The LPF currently uses third party fund managers for around 15% of its overseas investments within the new portfolio, and 5% from the old system. Xav Feng, Head of Research in China and Taiwan for Lipper says, “This year, the LPF plans to invest $2 billion in overseas markets, up from $1.5 billion in 2008. It also plans to invest $1.5 billion in Taiwan stocks this year. Moreover, as Taiwan LPF would like to try to boost returns, it has decided to tender for multiple equity managers to do overseas discretionary investment for Taiwan LPF. It plans to hire three Asia Pacific (ex Japan) active equity managers, for $200 million mandates. It has also tendered two global AC Passive Equity managers for $200 million mandates.”
In order to make the management of the Taiwan LPF more efficient and not to place too much pressure for an annually guaranteed return, the new Labor Pension Scheme is considering taking a hybrid of public and private sector investments. Rather than the guaranteed fund by the Pension Fund Supervisory Committee, mutual funds and investment products would be made available as additional investment vehicles.

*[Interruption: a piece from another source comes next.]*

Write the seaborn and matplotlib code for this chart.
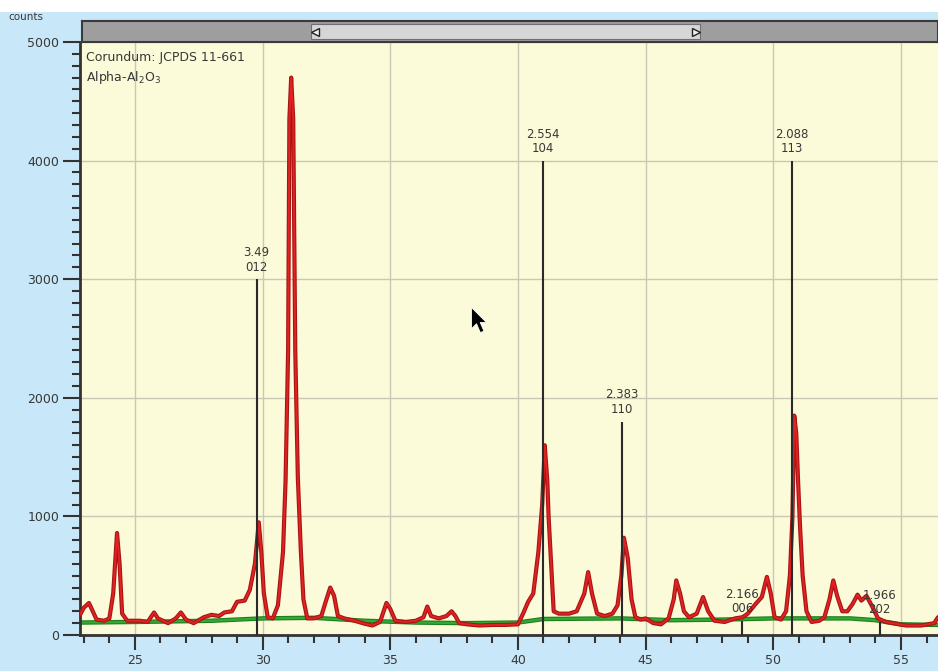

Employees who would like to protect the return on their pension investment can choose to stay with the fund that guarantees a dividend with an average return of 2-year period deposit. Feng says, “The government would pre-screen before making retirement investment products available. These products would be provided by a number of pre-selected financial institutions. These products would allow employees to allocate assets and choose investment targets based on their retirement target and risk horizon. The target maturity funds would be the default fund provided the employees do not designate one with the new mechanism. With this mechanism the employee’s benefits are still fully protected while they enjoy a wider range of investment opportunities.”
Government-managed funds: the fund would be unchanged with the current guaranteed dividend at least equal to an average 2-year period deposit of Taiwan local banks.
The investment products available on the product platform would be divided into two main categories: annuity insurance and mutual funds. These products would not offer guaranteed returns. Annuity insurance funds can further be differentiated by guaranteed and non-guaranteed types. Mutual funds would include securities investment trusts, unit trusts and collective management accounts. Employees would be able to allocate assets based on an aggressive, balanced or conservative risk horizon.